• **TASK GOAL**: Write out, word for word, the first line of the data below and every line after it through the one containing "plt.rcParams['font.size'] = 11".

• **SOURCE DATA**:
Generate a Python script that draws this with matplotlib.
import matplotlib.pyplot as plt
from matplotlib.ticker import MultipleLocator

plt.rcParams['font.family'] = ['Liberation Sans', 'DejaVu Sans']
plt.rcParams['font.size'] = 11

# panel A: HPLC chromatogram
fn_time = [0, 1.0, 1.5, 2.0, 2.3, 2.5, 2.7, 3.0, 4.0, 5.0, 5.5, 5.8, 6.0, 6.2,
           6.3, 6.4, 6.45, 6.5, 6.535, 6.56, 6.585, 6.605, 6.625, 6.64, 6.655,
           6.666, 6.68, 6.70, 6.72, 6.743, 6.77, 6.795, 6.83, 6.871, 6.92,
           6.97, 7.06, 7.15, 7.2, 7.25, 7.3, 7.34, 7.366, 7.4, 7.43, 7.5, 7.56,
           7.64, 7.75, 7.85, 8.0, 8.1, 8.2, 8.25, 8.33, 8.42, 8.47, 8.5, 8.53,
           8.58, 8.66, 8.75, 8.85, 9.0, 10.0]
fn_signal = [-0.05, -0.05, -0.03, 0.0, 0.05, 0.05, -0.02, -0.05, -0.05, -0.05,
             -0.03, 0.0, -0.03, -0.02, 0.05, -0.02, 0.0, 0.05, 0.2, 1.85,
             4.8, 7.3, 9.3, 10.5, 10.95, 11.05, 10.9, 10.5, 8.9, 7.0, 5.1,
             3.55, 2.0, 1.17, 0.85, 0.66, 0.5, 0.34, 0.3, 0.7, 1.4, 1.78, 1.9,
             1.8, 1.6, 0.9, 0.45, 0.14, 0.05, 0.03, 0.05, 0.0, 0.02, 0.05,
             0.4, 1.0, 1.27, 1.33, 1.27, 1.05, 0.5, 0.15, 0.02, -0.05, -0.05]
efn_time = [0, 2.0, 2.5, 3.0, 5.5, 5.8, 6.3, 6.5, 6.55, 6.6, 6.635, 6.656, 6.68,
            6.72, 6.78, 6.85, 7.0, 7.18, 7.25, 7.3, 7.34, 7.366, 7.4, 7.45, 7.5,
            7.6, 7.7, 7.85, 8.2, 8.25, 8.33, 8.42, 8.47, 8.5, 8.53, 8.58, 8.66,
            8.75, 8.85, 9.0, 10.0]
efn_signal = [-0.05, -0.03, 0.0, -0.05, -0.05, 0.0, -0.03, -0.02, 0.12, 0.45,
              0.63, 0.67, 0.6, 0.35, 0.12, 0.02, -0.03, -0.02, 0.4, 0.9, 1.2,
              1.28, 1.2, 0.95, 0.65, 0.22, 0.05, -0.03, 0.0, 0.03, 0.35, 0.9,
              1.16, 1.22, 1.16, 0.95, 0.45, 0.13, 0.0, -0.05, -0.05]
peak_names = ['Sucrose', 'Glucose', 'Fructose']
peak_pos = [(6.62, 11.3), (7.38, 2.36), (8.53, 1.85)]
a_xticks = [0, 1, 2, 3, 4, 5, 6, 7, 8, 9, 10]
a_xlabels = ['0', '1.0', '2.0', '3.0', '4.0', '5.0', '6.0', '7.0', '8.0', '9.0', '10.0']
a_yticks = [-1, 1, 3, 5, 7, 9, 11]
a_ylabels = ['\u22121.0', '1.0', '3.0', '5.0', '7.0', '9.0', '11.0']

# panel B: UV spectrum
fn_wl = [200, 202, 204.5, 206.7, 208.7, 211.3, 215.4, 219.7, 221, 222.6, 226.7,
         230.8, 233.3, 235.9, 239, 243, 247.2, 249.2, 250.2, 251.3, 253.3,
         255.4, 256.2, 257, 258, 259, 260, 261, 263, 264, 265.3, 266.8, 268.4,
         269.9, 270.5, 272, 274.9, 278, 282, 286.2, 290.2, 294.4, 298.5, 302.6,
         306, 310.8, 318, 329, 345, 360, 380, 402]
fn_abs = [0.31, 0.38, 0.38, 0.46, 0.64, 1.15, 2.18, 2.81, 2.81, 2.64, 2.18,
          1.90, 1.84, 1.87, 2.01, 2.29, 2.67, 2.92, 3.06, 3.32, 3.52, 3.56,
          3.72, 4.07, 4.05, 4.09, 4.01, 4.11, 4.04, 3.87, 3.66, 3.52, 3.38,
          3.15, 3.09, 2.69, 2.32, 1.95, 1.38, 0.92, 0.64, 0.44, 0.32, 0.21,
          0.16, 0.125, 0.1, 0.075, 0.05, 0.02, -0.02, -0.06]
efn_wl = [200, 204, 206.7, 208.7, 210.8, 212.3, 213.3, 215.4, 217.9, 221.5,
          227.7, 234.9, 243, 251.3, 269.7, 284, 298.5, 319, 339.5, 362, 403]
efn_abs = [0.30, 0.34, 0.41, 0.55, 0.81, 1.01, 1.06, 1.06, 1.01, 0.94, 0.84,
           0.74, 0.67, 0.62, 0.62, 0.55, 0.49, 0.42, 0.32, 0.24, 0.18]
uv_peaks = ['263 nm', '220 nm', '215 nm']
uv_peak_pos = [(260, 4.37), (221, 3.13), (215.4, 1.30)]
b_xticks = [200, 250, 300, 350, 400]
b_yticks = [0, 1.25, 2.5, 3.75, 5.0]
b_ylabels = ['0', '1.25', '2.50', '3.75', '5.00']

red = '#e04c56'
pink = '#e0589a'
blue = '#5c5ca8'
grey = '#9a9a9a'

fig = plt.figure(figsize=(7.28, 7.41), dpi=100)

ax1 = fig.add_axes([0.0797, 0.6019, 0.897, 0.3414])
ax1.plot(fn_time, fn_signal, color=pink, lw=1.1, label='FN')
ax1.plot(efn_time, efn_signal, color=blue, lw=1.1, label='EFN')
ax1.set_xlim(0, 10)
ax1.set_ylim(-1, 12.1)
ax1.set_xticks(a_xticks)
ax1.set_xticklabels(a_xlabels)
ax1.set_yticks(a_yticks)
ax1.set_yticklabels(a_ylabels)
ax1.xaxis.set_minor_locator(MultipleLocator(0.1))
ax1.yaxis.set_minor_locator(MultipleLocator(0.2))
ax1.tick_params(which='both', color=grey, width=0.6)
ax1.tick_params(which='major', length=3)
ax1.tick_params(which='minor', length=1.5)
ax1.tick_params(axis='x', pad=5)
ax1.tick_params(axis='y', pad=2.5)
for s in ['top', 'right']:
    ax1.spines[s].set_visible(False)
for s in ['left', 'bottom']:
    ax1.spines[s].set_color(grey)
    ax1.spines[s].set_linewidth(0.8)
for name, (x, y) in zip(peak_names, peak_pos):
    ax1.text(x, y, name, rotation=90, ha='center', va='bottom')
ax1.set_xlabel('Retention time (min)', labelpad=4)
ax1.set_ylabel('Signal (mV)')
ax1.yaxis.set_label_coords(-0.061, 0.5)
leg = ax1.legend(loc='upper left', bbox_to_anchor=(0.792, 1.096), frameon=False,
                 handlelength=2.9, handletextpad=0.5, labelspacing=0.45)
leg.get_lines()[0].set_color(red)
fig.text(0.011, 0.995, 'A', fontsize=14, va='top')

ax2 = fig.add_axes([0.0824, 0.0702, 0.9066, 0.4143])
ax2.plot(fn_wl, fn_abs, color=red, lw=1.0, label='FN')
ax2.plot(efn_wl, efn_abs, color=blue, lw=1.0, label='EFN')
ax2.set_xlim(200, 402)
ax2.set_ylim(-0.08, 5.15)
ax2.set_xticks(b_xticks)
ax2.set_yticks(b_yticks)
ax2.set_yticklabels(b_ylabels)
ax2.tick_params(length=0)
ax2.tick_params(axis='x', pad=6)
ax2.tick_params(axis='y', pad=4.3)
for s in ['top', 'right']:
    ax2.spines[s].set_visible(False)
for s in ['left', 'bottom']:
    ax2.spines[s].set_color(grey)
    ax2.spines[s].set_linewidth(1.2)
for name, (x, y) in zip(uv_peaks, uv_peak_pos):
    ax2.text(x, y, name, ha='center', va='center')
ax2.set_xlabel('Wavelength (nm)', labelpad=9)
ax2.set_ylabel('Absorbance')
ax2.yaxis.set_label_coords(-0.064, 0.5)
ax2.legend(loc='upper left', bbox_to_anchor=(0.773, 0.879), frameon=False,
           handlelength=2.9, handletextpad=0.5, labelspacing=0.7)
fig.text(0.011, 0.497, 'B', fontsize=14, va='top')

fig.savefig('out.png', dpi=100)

• **SOLUTION TO THIS EXERCISE**:
Generate a Python script that draws this with matplotlib.
import matplotlib.pyplot as plt
from matplotlib.ticker import MultipleLocator

plt.rcParams['font.family'] = ['Liberation Sans', 'DejaVu Sans']
plt.rcParams['font.size'] = 11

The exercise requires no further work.